Hello, Going to install a rear sway bar on my 64 lemans 2 door coupe. Could you tell me all I need? Sway bar, control arms ect. Is there a kit priced reasonable? It is all original now. Thanks.


----------



## BearGFR (Aug 25, 2008)

utidad said:


> Hello, Going to install a rear sway bar on my 64 lemans 2 door coupe. Could you tell me all I need? Sway bar, control arms ect. Is there a kit priced reasonable? It is all original now. Thanks.


It really depends on which type sway bar you're going to use - there are several. Sway bars weren't a factory option in 64, so you don't really have to worry about trying to use "original" parts - there weren't any.

On my 69, I went with Spohn Engineering's 'Pro Touring' bar. The end links mount to the frame, not to the control arms - so it works better and also doesn't require you to change out your control arms.

Bear


----------



## geeteeohguy (Feb 2, 2008)

If you're upgrading to a rear sway bar, you should increase the size of the front sway bar as well. It needs to be a balanced system. I have an "unknown" aftermarket front bar and rear bar on my '65 and it's a bit overkill....the car rides rougher than stock over bumps, etc, but corners like it's on rails. You can go as wild or mild as you want. If you're going with the conventional rear bar, you will need the boxed arms, as stated. Also, a GTO front sway bar would be an upgrade from a LeMans bar....it's bigger.


----------



## utidad (Apr 16, 2011)

This sounds much better (Spohn Engineering's 'Pro Touring' bar) than the ones I been looking at. But it does say some welding. Do you have to weld to the frame on yours or were to? Utidad.


----------



## freethinker (Nov 14, 2009)

utidad said:


> This sounds much better (Spohn Engineering's 'Pro Touring' bar) than the ones I been looking at. But it does say some welding. Do you have to weld to the frame on yours or were to? Utidad.


i would just get one off a 70-72 gto. bolt on.


----------



## BearGFR (Aug 25, 2008)

utidad said:


> This sounds much better (Spohn Engineering's 'Pro Touring' bar) than the ones I been looking at. But it does say some welding. Do you have to weld to the frame on yours or were to? Utidad.
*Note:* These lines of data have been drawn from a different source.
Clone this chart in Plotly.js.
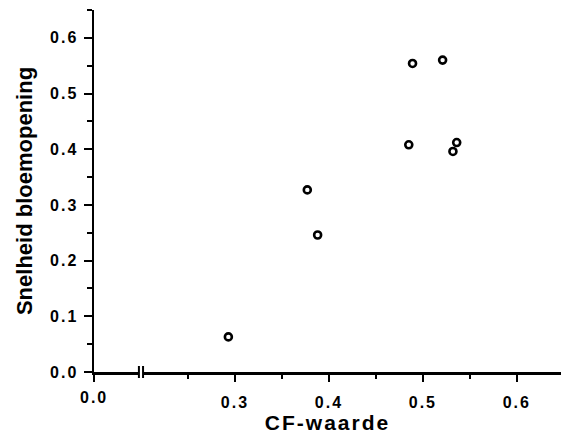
<!DOCTYPE html>
<html>
<head>
<meta charset="utf-8">
<script src="https://cdn.plot.ly/plotly-3.0.1.min.js"></script>
<style>
  html, body { margin: 0; padding: 0; background: #fff; }
  #chart { width: 561px; height: 446px; }
  .xtick text, .ytick text, .annotation-text { letter-spacing: 2px; }
  .xtitle { letter-spacing: 2px; }
</style>
</head>
<body>
<div id="chart"></div>
<script>
// Data (CF-waarde vs Snelheid bloemopening)
const cfValues = [0.293, 0.377, 0.388, 0.485, 0.489, 0.521, 0.532, 0.536];
const speedValues = [0.063, 0.327, 0.246, 0.408, 0.554, 0.560, 0.396, 0.412];

// Axis ticks. The x axis is broken: the "0.0" origin sits left of the break.
const xOriginPos = 0.15;          // where the broken-axis origin is drawn
const xOriginLabel = '0.0';
const xBreakAt = 0.2;
const xTickVals = [0.3, 0.4, 0.5, 0.6];
const xTickText = ['0.3', '0.4', '0.5', '0.6'];
const xMinorVals = [0.25, 0.35, 0.45, 0.55];
const yTickVals = [0, 0.1, 0.2, 0.3, 0.4, 0.5, 0.6];
const yTickText = ['0.0', '0.1', '0.2', '0.3', '0.4', '0.5', '0.6'];
const yMinorVals = [0.05, 0.15, 0.25, 0.35, 0.45, 0.55, 0.65];

const xRange = [0.15, 0.647];
const yRange = [0, 0.65];

const FONT = 'Liberation Sans, Arial, Helvetica, sans-serif';
const xf = v => (v - xRange[0]) / (xRange[1] - xRange[0]);
const plotH = 446 - 10 - 74;
const py = px => px / plotH;

const trace = {
  x: cfValues,
  y: speedValues,
  type: 'scatter',
  mode: 'markers',
  marker: { symbol: 'circle-open', size: 7, color: '#000', line: { width: 2.6, color: '#000' } },
  hoverinfo: 'skip',
  showlegend: false
};

const layout = {
  width: 561,
  height: 446,
  margin: { l: 94, r: 0, t: 10, b: 74, pad: 0 },
  paper_bgcolor: '#fff',
  plot_bgcolor: '#fff',
  font: { family: FONT, color: '#000' },
  showlegend: false,
  xaxis: {
    range: xRange,
    showgrid: false,
    zeroline: false,
    showline: true,
    linecolor: '#000',
    linewidth: 2.5,
    ticks: 'outside',
    ticklen: 7,
    tickwidth: 2,
    tickcolor: '#000',
    tickmode: 'array',
    tickvals: [xOriginPos].concat(xTickVals),
    ticktext: [''].concat(xTickText),
    ticklabelstandoff: 7,
    minor: { tickmode: 'array', tickvals: xMinorVals, ticks: 'outside', ticklen: 4, tickwidth: 2, tickcolor: '#000', showgrid: false },
    tickfont: { family: FONT, size: 16, weight: 'bold', color: '#000' },
    title: { text: 'CF-waarde', font: { family: FONT, size: 21, weight: 'bold', color: '#000' }, standoff: 6 },
    fixedrange: true
  },
  yaxis: {
    range: yRange,
    showgrid: false,
    zeroline: false,
    showline: true,
    linecolor: '#000',
    linewidth: 2.5,
    ticks: 'outside',
    ticklen: 8,
    tickwidth: 2,
    tickcolor: '#000',
    tickmode: 'array',
    tickvals: yTickVals,
    ticktext: yTickText,
    ticklabelstandoff: 2,
    minor: { tickmode: 'array', tickvals: yMinorVals, ticks: 'outside', ticklen: 5, tickwidth: 2, tickcolor: '#000', showgrid: false },
    tickfont: { family: FONT, size: 16, weight: 'bold', color: '#000' },
    title: { text: 'Snelheid bloemopening', font: { family: FONT, size: 22, weight: 'bold', color: '#000' }, standoff: 12 },
    fixedrange: true
  },
  annotations: [{
    x: xOriginPos, xref: 'x', y: py(-25.5), yref: 'paper',
    text: xOriginLabel, showarrow: false, xanchor: 'center', yanchor: 'middle',
    font: { family: FONT, size: 16, weight: 'bold', color: '#000' }
  }],
  shapes: [
    { type: 'rect', xref: 'paper', yref: 'paper', x0: xf(xBreakAt - 0.0022), x1: xf(xBreakAt + 0.0022),
      y0: py(-3), y1: py(3), fillcolor: '#fff', line: { width: 0 }, layer: 'above' },
    { type: 'line', xref: 'paper', yref: 'paper', x0: xf(xBreakAt - 0.0022), x1: xf(xBreakAt - 0.0022),
      y0: py(-6), y1: py(6), line: { color: '#000', width: 2 }, layer: 'above' },
    { type: 'line', xref: 'paper', yref: 'paper', x0: xf(xBreakAt + 0.0022), x1: xf(xBreakAt + 0.0022),
      y0: py(-6), y1: py(6), line: { color: '#000', width: 2 }, layer: 'above' }
  ]
};

Plotly.newPlot('chart', [trace], layout, { staticPlot: true, displayModeBar: false });
</script>
</body>
</html>
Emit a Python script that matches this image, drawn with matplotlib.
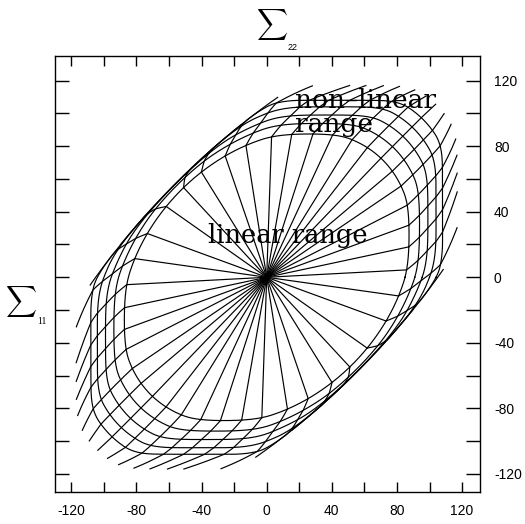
import numpy as np
import matplotlib.pyplot as plt
from matplotlib.ticker import MultipleLocator

plt.rcParams["axes.unicode_minus"] = False

# Directions (deg) of the radial stress paths over one half of the fan;
# the other half is the same set turned by 180 deg.
PATH_ANGLES = [3, 12, 20, 27, 34, 40, 46, 52, 58, 65, 72, 80, 88,
               99, 109, 122, 133, 145, 160, 172]

# Outer limit in the shear quadrants: a long ellipse with its major
# axis on sigma11 = sigma22 (almost straight flanks)
SHEAR_MAJOR = 200.0
SHEAR_MINOR = 80.0

# Loading levels as ellipses about sigma11 = sigma22: semi-axis along the
# diagonal, semi-axis across it, the cap on |sigma11|, |sigma22|, and how far
# the paths have turned towards the biaxial corner.
# Level 0 is first yield, the last one ends the paths.
LEVEL_MAJOR = [101, 111, 120, 128, 136, 148]
LEVEL_MINOR = [74.8, 79.0, 81.7, 84.8, 88.0, 90.3]
LEVEL_CAP = [88, 94, 99, 104, 108, 117]
LEVEL_TURN = [0.0, 0.08, 0.15, 0.21, 0.27, 0.50]
N_CONTOURS = 5          # levels 0..4 are drawn as closed loci
CAP_EXP = 10.0


def r_ellipse(phi, a, b):
    t = phi - np.pi / 4
    return 1.0 / np.sqrt(np.cos(t) ** 2 / a ** 2 + np.sin(t) ** 2 / b ** 2)


def r_cap(phi, a):
    q = CAP_EXP
    return a / (np.abs(np.cos(phi)) ** q + np.abs(np.sin(phi)) ** q) ** (1 / q)


def soft_min(p, q, k=3.0):
    h = np.clip(0.5 + 0.5 * (q - p) / k, 0, 1)
    return q * (1 - h) + p * h - k * h * (1 - h)


def radius(level, phi):
    lv = np.arange(len(LEVEL_MAJOR))
    a = np.interp(level, lv, LEVEL_MAJOR)
    b = np.interp(level, lv, LEVEL_MINOR)
    c = np.interp(level, lv, LEVEL_CAP)
    r = soft_min(r_ellipse(phi, a, b), r_cap(phi, c), k=4.0)
    return soft_min(r, r_ellipse(phi, SHEAR_MAJOR, SHEAR_MINOR))


def stress_path(phi0):
    """Straight elastic ray, then the curved post-yield part."""
    phi0 = np.radians(phi0)
    r0 = radius(0.0, phi0)
    ray = np.array([[0.0, 0.0], [r0 * np.cos(phi0), r0 * np.sin(phi0)]])

    # turn towards the nearest biaxial corner (45 or 225 deg)
    target = np.pi / 4 if np.cos(phi0 - np.pi / 4) >= 0 else 5 * np.pi / 4
    delta = np.angle(np.exp(1j * (target - phi0)))
    delta = np.clip(delta, -np.radians(45), np.radians(45))

    lam = np.linspace(0, len(LEVEL_MAJOR) - 1, 150)
    phi = phi0 + np.interp(lam, np.arange(len(LEVEL_TURN)), LEVEL_TURN) * delta
    r = radius(lam, phi)
    return ray, np.column_stack([r * np.cos(phi), r * np.sin(phi)])


fig = plt.figure(figsize=(5.25, 5.24), dpi=100)
ax = fig.add_axes([0.1048, 0.0611, 0.8095, 0.832])

lw = 0.85
for ang in PATH_ANGLES:
    for a in (ang, ang + 180):
        ray, tail = stress_path(a)
        ax.plot(ray[:, 0], ray[:, 1], color="black", lw=lw)
        ax.plot(tail[:, 0], tail[:, 1], color="black", lw=lw)

phi = np.linspace(0, 2 * np.pi, 1441)
for k in range(N_CONTOURS):
    r = radius(float(k), phi)
    ax.plot(r * np.cos(phi), r * np.sin(phi), color="black", lw=lw)

ax.set_xlim(-130, 131)
ax.set_ylim(-131, 135)

ax.xaxis.set_major_locator(MultipleLocator(40))
ax.xaxis.set_minor_locator(MultipleLocator(20))
ax.yaxis.set_major_locator(MultipleLocator(40))
ax.yaxis.set_minor_locator(MultipleLocator(20))
ax.tick_params(which="both", direction="in", top=True, bottom=True,
               left=True, right=True, labelleft=False, labelright=True,
               width=1.0, labelsize=10)
ax.tick_params(which="both", axis="x", length=7)
ax.tick_params(which="both", axis="y", length=10)
ax.tick_params(axis="x", pad=9)
ax.tick_params(axis="y", pad=10)
for lab in ax.get_xticklabels() + ax.get_yticklabels():
    lab.set_fontfamily("Liberation Sans")
for sp in ax.spines.values():
    sp.set_linewidth(1.0)

serif = "DejaVu Serif"
ax.text(-36, 21, "linear range", fontsize=18.5, family=serif, va="baseline")
ax.text(17.5, 103, "non–linear", fontsize=19, family=serif, va="baseline")
ax.text(17.5, 88.5, "range", fontsize=19, family=serif, va="baseline")

# axis titles: summation sign with a small subscript
fig.text(272 / 525, 1 - 25 / 524, r"$\sum$", fontsize=15.5, ha="center",
         va="center", math_fontfamily="cm")
fig.text(288 / 525, 1 - 47 / 524, "22", fontsize=6.5, ha="left", va="center",
         family="Liberation Sans")
fig.text(21 / 525, 1 - 301 / 524, r"$\sum$", fontsize=15.5, ha="center",
         va="center", math_fontfamily="cm")
fig.text(37 / 525, 1 - 321 / 524, "11", fontsize=7, ha="left", va="center",
         family="Liberation Serif")

fig.savefig("out.png", dpi=100)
I bolted the brackets to the crossmember using grade 8 fasteners instead of welding them.

Ought to work fine.


Bear


----------



## utidad (Apr 16, 2011)

Freethinker-- bolted to were?? Bear-- what crossmember? Am I making this to difficult. Thx Utidad.


----------



## jetstang (Nov 5, 2008)

For the original you need "boxed" lower control arms. But the aftermarket sells inserts for non boxed arms and you weld them in and drill the control arms, not too hard, simple welding or have a muffler shop weld them in. The rear sway bar will help sway.


----------